§ Written instruction
Restate the lines word for word, from the first line of the records through the line containing "plt.rcParams['mathtext.it'] = 'Liberation". Leave out the pictures and anything after that line.

(Entries with chart source code)
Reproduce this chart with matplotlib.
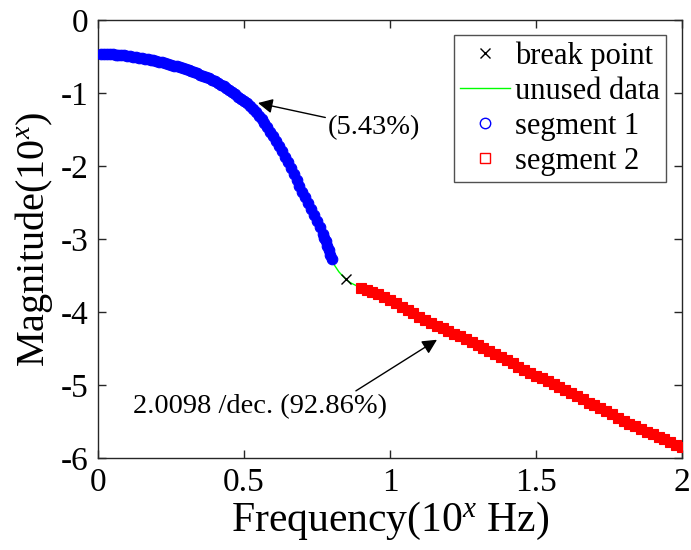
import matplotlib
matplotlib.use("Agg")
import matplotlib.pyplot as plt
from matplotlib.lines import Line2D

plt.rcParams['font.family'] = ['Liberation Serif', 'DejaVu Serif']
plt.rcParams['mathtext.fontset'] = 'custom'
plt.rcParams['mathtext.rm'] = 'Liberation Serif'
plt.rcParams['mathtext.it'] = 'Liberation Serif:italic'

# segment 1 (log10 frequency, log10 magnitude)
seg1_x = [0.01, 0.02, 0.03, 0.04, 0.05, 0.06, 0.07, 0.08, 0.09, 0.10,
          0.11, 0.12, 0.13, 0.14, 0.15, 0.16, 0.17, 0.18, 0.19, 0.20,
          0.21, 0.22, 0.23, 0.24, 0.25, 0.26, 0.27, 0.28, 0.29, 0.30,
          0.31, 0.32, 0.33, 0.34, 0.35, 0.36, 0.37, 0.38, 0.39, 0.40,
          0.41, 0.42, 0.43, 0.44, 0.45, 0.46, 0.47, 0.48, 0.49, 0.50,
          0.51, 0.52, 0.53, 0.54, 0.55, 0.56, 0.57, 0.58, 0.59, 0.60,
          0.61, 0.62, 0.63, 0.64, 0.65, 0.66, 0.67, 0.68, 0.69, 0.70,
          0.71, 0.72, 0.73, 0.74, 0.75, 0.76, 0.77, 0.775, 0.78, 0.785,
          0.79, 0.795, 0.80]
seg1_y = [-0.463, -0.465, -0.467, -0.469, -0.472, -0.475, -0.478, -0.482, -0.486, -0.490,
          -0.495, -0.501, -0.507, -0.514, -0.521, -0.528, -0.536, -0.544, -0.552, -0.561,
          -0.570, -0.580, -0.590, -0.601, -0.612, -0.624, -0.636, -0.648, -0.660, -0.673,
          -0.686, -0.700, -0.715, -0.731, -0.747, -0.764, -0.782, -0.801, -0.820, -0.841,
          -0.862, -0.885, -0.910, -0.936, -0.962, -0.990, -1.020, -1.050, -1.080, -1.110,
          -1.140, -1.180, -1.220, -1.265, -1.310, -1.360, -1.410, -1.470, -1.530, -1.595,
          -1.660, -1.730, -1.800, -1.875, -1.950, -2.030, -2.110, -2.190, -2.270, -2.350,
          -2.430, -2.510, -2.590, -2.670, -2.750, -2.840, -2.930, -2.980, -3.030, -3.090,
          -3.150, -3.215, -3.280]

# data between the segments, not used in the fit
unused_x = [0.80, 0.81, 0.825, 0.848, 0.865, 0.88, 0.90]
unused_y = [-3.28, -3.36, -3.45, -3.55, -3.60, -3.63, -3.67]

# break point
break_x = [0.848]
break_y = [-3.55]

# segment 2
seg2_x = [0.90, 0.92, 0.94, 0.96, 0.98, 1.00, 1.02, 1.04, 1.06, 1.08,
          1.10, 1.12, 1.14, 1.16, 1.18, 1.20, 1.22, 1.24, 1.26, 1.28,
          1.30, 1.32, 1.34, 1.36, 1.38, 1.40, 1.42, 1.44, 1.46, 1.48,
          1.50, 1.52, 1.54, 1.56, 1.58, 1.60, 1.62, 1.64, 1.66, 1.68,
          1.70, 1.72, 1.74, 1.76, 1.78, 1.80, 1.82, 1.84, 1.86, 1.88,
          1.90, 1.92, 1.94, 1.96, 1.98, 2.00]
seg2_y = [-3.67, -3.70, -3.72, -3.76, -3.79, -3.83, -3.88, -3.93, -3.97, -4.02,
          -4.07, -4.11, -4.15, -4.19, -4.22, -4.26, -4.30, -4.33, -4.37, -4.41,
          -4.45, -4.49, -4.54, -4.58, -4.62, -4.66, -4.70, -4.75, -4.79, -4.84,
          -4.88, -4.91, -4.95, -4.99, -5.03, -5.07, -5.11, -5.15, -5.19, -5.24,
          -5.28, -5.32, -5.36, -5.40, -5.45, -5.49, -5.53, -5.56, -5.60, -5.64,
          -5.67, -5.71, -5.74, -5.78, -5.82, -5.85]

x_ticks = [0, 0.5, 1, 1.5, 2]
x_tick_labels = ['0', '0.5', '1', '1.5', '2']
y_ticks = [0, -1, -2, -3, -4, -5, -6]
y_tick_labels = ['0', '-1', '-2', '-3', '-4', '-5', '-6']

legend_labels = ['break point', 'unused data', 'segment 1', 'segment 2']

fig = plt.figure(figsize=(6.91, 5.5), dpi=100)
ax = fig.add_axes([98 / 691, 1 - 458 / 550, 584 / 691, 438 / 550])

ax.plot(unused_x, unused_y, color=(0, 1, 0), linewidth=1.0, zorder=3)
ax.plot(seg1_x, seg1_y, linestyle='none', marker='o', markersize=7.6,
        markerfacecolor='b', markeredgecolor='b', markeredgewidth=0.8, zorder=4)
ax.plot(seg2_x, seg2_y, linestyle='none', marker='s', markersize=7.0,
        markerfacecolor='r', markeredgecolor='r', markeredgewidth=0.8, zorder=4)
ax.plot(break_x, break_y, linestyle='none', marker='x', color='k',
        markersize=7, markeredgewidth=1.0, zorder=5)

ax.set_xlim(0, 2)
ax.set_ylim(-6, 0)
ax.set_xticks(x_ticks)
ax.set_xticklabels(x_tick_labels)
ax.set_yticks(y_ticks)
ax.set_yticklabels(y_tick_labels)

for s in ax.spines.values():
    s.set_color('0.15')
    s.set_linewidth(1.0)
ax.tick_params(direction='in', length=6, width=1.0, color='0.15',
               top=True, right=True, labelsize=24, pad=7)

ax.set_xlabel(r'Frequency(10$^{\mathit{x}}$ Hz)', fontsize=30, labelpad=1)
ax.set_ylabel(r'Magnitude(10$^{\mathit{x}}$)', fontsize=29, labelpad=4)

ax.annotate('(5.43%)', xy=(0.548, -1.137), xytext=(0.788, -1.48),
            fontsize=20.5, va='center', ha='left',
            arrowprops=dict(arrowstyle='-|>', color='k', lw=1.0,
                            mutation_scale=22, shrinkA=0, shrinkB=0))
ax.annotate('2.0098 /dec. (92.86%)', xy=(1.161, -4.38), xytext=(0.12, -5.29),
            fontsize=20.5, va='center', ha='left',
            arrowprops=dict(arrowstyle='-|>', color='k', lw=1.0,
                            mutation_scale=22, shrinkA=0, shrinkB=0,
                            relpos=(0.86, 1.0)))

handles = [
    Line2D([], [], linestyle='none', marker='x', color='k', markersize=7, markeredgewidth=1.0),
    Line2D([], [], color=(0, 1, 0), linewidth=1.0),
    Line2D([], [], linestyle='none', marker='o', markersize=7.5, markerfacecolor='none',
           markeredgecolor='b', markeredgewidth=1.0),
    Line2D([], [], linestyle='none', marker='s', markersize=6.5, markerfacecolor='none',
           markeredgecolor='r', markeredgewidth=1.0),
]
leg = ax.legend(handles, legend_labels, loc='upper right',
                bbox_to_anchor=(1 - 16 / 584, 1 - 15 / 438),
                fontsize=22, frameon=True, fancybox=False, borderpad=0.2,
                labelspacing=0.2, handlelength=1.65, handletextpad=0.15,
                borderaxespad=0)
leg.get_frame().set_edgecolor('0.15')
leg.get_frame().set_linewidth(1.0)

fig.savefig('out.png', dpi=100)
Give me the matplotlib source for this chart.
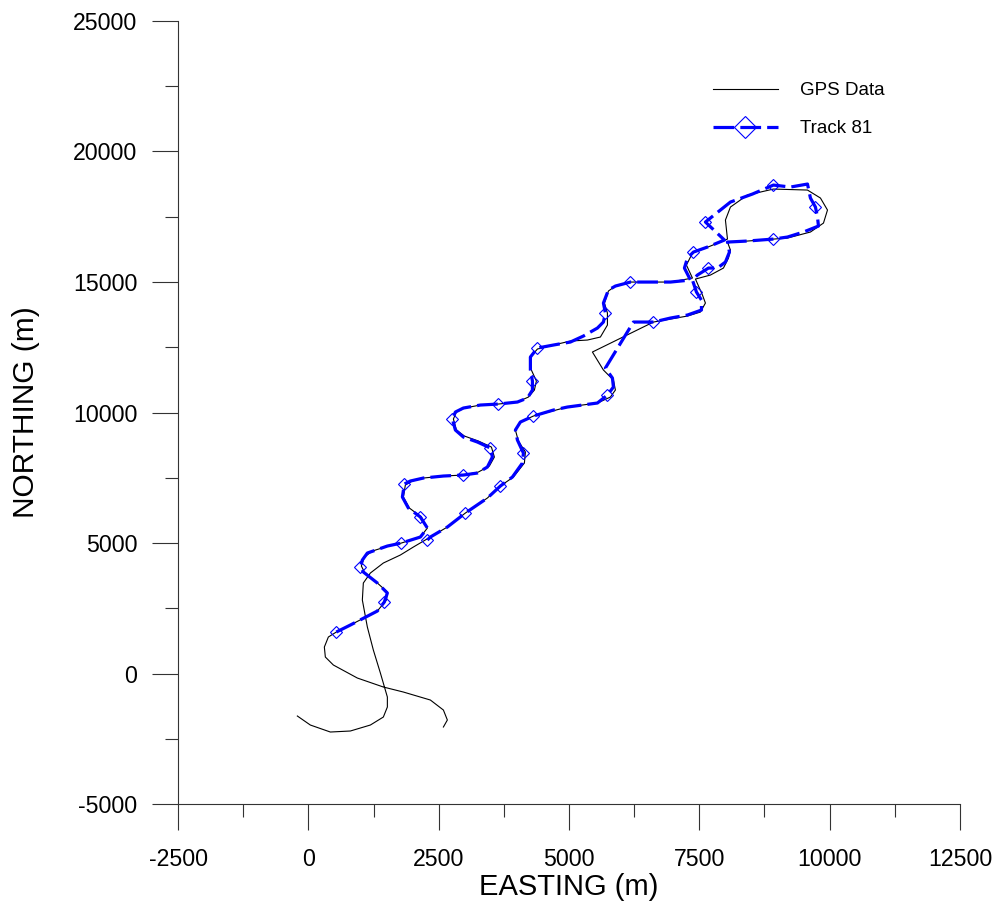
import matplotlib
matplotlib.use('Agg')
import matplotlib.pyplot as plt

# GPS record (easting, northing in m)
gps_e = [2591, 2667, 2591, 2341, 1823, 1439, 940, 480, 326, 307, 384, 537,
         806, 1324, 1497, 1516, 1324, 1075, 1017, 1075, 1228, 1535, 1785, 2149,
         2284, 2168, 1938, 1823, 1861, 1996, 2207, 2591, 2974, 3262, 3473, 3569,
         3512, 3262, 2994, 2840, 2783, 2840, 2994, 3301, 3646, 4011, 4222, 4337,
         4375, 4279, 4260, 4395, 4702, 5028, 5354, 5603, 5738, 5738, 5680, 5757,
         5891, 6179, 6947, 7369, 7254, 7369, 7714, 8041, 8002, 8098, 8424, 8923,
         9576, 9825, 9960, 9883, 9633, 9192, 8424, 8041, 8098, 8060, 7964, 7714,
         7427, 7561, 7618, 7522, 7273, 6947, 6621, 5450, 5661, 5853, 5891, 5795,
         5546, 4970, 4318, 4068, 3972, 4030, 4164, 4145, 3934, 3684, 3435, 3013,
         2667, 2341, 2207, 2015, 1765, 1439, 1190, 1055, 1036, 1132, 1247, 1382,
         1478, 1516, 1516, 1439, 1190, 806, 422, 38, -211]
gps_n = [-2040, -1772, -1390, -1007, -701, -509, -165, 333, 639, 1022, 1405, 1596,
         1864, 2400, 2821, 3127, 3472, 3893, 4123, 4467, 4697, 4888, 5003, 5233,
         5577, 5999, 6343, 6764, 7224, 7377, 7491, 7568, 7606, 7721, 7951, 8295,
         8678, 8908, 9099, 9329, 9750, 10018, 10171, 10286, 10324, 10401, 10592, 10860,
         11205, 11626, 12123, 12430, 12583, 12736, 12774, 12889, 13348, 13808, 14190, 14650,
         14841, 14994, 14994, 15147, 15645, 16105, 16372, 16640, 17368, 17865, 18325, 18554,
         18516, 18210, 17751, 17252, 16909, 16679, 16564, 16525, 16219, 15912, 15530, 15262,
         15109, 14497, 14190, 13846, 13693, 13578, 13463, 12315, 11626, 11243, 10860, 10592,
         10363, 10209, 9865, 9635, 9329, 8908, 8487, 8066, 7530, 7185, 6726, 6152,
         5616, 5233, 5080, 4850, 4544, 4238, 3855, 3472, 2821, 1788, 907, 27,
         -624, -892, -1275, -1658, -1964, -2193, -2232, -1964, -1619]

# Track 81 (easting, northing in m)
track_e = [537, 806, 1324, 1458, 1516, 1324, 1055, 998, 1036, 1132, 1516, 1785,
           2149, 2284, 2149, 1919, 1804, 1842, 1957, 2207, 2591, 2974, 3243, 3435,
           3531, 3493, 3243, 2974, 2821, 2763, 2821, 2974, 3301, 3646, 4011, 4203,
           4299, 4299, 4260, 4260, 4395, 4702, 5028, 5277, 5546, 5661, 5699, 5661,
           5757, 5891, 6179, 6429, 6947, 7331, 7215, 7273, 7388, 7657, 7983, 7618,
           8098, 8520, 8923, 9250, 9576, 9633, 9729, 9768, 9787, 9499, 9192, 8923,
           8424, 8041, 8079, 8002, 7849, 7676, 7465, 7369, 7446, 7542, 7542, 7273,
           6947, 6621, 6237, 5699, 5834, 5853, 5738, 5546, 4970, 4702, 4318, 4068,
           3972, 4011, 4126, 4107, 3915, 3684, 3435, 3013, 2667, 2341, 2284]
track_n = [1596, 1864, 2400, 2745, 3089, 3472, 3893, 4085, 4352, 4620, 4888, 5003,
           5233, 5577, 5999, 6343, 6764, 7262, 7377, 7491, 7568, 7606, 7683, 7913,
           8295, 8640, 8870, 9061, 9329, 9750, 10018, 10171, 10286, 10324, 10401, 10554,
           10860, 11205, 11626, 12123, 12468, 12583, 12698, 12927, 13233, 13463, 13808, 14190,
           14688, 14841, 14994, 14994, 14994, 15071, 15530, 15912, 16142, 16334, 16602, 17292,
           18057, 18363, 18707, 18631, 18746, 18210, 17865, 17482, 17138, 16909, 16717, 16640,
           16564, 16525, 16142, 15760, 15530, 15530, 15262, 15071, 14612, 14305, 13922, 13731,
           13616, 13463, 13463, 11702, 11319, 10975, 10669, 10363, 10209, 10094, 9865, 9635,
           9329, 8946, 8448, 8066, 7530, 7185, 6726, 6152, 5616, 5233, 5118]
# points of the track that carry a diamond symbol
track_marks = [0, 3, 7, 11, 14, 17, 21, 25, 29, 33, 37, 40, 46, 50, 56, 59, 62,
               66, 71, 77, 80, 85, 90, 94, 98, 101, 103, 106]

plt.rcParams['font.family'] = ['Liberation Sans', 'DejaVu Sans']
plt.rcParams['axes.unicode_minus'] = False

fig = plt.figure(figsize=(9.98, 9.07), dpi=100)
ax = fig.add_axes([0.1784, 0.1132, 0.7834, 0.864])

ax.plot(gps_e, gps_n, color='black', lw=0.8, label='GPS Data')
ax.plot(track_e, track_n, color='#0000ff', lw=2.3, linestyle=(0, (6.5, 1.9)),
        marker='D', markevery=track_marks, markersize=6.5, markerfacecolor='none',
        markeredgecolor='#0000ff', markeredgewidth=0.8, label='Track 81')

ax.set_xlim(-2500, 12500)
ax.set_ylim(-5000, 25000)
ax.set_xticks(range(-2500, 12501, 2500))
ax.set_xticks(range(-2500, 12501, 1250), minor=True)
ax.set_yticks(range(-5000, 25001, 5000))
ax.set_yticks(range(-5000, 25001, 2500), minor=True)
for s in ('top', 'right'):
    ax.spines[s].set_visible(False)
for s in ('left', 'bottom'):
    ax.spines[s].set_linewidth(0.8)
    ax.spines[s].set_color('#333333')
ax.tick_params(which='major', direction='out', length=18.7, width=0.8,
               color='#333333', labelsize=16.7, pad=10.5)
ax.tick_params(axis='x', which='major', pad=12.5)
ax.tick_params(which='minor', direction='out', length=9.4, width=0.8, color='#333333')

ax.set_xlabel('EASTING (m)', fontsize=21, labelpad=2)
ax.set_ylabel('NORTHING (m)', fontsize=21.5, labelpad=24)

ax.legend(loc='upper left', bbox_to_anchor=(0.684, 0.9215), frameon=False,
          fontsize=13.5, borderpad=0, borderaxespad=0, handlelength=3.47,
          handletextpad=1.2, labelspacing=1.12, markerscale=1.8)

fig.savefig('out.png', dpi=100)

§ Exercise result
Reproduce this chart with matplotlib.
import matplotlib
matplotlib.use("Agg")
import matplotlib.pyplot as plt
from matplotlib.lines import Line2D

plt.rcParams['font.family'] = ['Liberation Serif', 'DejaVu Serif']
plt.rcParams['mathtext.fontset'] = 'custom'
plt.rcParams['mathtext.rm'] = 'Liberation Serif'
plt.rcParams['mathtext.it'] = 'Liberation Serif:italic'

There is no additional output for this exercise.